Aleksei Vasiliev posted:

Maybe by Firefox 9 they'll have fixed what happens if you View Source giant (40MB) SVGs



Doctor, it hurts when I do this.

xamphear
Apr 9, 2002

SILK FOR CALDÉ!
Uninstall Greasemonkey. Install Scriptish instead.

xamphear
Apr 9, 2002

SILK FOR CALDÉ!

trandorian posted:

Because that poo poo still requires you to constantly change something?

You're thinking about the manual about :config setting which was loving awesome until they, as you mention, made it so you have to change it every loving version number.

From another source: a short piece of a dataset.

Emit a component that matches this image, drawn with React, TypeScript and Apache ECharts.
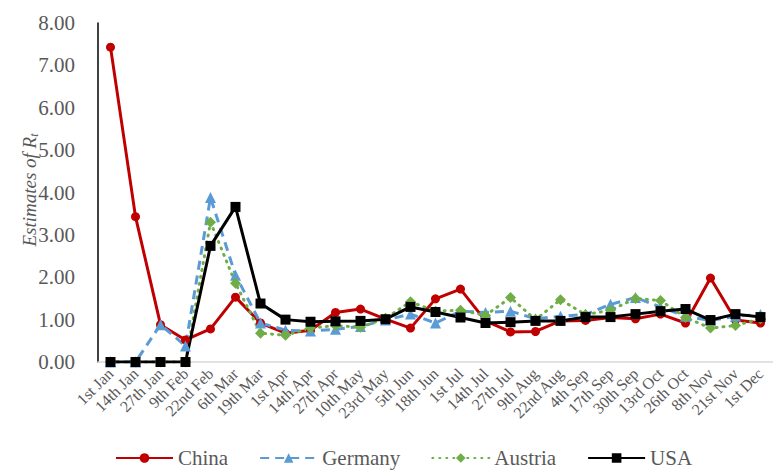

The add-on handles it all automatically.

xamphear
Apr 9, 2002

SILK FOR CALDÉ!
Is there an extension or setting I can change to make Firefox use more RAM? I've got 8 gigs in my desktop and 4 in my laptop and I barely use any of it. If I could get FF to use a gig or two, that'd probably be a good start, so any advice you have just let me know!

xamphear
Apr 9, 2002

SILK FOR CALDÉ!

Briantist posted:

I've been having an issue using firefox over remote desktop sessions ever since the UI changes in version 4.
I have this problem as well. Also, lately the flash plugin has been crashing randomly after I switch from the physical session to an RDP session (or vice versa) without closing and reopening firefox, upon playing a flash video.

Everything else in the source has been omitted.